The matrix ${\mb {S}_{0}}$ is used as the estimate of the innovation covariance matrix, ${\bSigma _{\mb {ee}}}$. The negative of the inverse of the second derivative matrix at the maximum is used as an approximate covariance matrix for the parameter estimates. The standard errors of the parameter estimates printed in the parameter estimates tables are taken from the diagonal of this covariance matrix. The parameter covariance matrix is printed when the COVB option is specified.

If the data are nearly nonstationary, a better estimate of ${\bSigma _{\mb {ee}}}$ and the other parameters can sometimes be obtained by specifying the RESIDEST option. The RESIDEST option estimates the parameters by using conditional least squares instead of maximum likelihood.
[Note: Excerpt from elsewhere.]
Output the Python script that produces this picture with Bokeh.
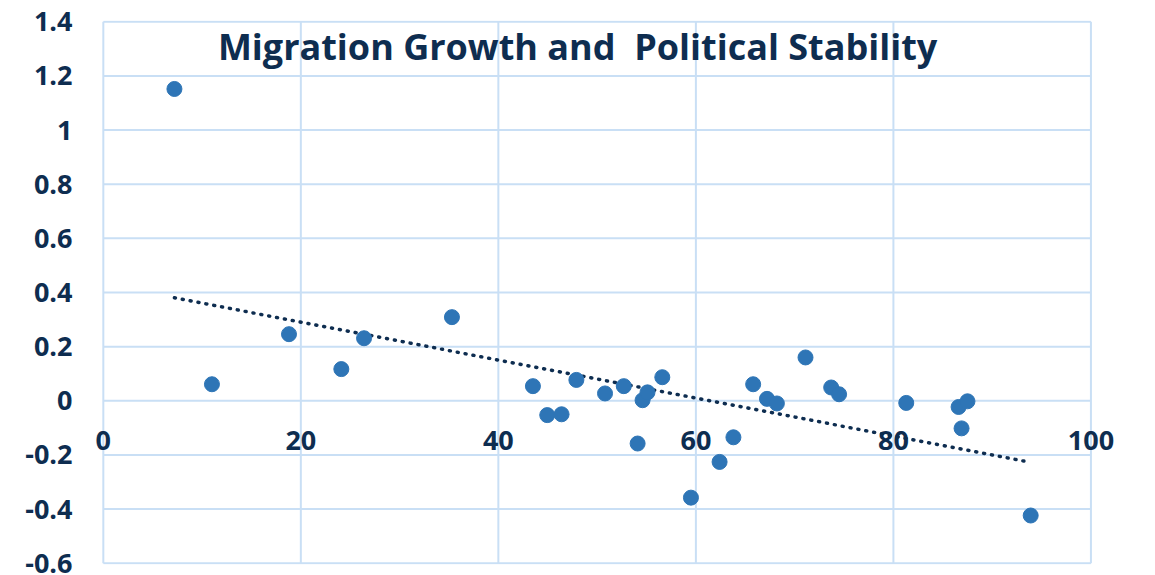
import numpy as np
from bokeh.plotting import figure
from bokeh.models import Label, FixedTicker, Range1d, LinearAxis
from bokeh.embed import file_html
from bokeh.resources import INLINE

# ---- data ----
stability = [7.2, 11.0, 18.8, 24.1, 26.4, 35.3, 43.5, 44.95, 46.4, 47.9,
             50.8, 52.7, 54.1, 54.6, 55.1, 56.6, 59.5, 62.4, 63.8, 65.8,
             67.2, 68.2, 71.1, 73.7, 74.5, 81.3, 86.6, 86.9, 87.5, 93.9]
migration = [1.152, 0.061, 0.246, 0.117, 0.231, 0.309, 0.054, -0.053, -0.050, 0.077,
             0.027, 0.054, -0.158, 0.002, 0.031, 0.087, -0.358, -0.226, -0.135, 0.061,
             0.007, -0.010, 0.160, 0.049, 0.024, -0.008, -0.023, -0.102, -0.002, -0.424]
x_ticks = [0, 20, 40, 60, 80, 100]
x_tick_labels = ["0", "20", "40", "60", "80", "100"]
y_ticks = [-0.6, -0.4, -0.2, 0, 0.2, 0.4, 0.6, 0.8, 1.0, 1.2, 1.4]
y_tick_labels = ["-0.6", "-0.4", "-0.2", "0", "0.2", "0.4", "0.6", "0.8", "1", "1.2", "1.4"]
title_text = "Migration Growth and\u00a0 Political Stability"

TEXT = "#0e2d50"
GRID = "#c9dff5"
DOT = "#2e75b6"
FONT = "Open Sans"
TICK_SIZE = "27px"

xmin, xmax = x_ticks[0], x_ticks[-1]
ymin, ymax = y_ticks[0], y_ticks[-1]

p = figure(width=1147, height=573, output_backend="svg", toolbar_location=None,
           x_range=Range1d(xmin - 1.5, xmax + 3.5), y_range=Range1d(ymin - 0.005, ymax + 0.005),
           min_border_left=88, min_border_right=22, min_border_top=20, min_border_bottom=9,
           x_axis_location=None)
p.background_fill_color = "white"
p.border_fill_color = "white"
p.outline_line_color = None
p.xgrid.visible = False
p.ygrid.visible = False

# plot-area grid (limited to the 0..100 x -0.6..1.4 box)
p.segment(x0=[xmin] * len(y_ticks), x1=[xmax] * len(y_ticks), y0=y_ticks, y1=y_ticks,
          line_color=GRID, line_width=2)
p.segment(x0=x_ticks, x1=x_ticks, y0=[ymin] * len(x_ticks), y1=[ymax] * len(x_ticks),
          line_color=GRID, line_width=2)

yax = p.yaxis[0]
yax.ticker = FixedTicker(ticks=y_ticks)
yax.major_label_overrides = {t: l for t, l in zip(y_ticks, y_tick_labels)}
yax.axis_line_color = None
yax.major_tick_line_color = None
yax.minor_tick_line_color = None
yax.major_tick_out = 0
yax.major_tick_in = 0
yax.major_label_standoff = 16
yax.major_label_text_font = FONT
yax.major_label_text_font_style = "bold"
yax.major_label_text_font_size = TICK_SIZE
yax.major_label_text_color = TEXT

# x axis crossing at y = 0
xax = LinearAxis(ticker=FixedTicker(ticks=x_ticks), fixed_location=0)
xax.major_label_overrides = {t: l for t, l in zip(x_ticks, x_tick_labels)}
xax.axis_line_color = None
xax.major_tick_line_color = None
xax.minor_tick_line_color = None
xax.major_tick_out = 0
xax.major_tick_in = 0
xax.major_label_standoff = 30
xax.major_label_text_font = FONT
xax.major_label_text_font_style = "bold"
xax.major_label_text_font_size = TICK_SIZE
xax.major_label_text_color = TEXT
p.add_layout(xax, "below")

# trend line (least-squares fit)
slope, intercept = np.polyfit(stability, migration, 1)
tx = [min(stability), max(stability)]
ty = [intercept + slope * v for v in tx]
p.line(tx, ty, line_color=TEXT, line_width=3.5, line_dash="1 7", line_cap="round")

p.scatter(stability, migration, size=15, fill_color=DOT, line_color=DOT, line_width=1)

p.add_layout(Label(x=11.6, y=1.31, text=title_text, text_font=FONT,
                   text_font_style="bold", text_font_size="36px", text_color=TEXT,
                   text_baseline="alphabetic", text_align="left"))

open("out.html", "w").write(file_html(p, INLINE))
The residuals are computed using the state space equation and the sample mean values of the variables in the model as start-up values. The estimate of ${\mb {S}_{0}}$ is then computed using the residuals from the ith observation on, where i is the maximum number of times any variable occurs in the state vector. A multivariate Gauss-Marquardt algorithm is used to minimize ${{|\mb {S}_{0}|}}$. See Harvey (1981a) for a further description of this method.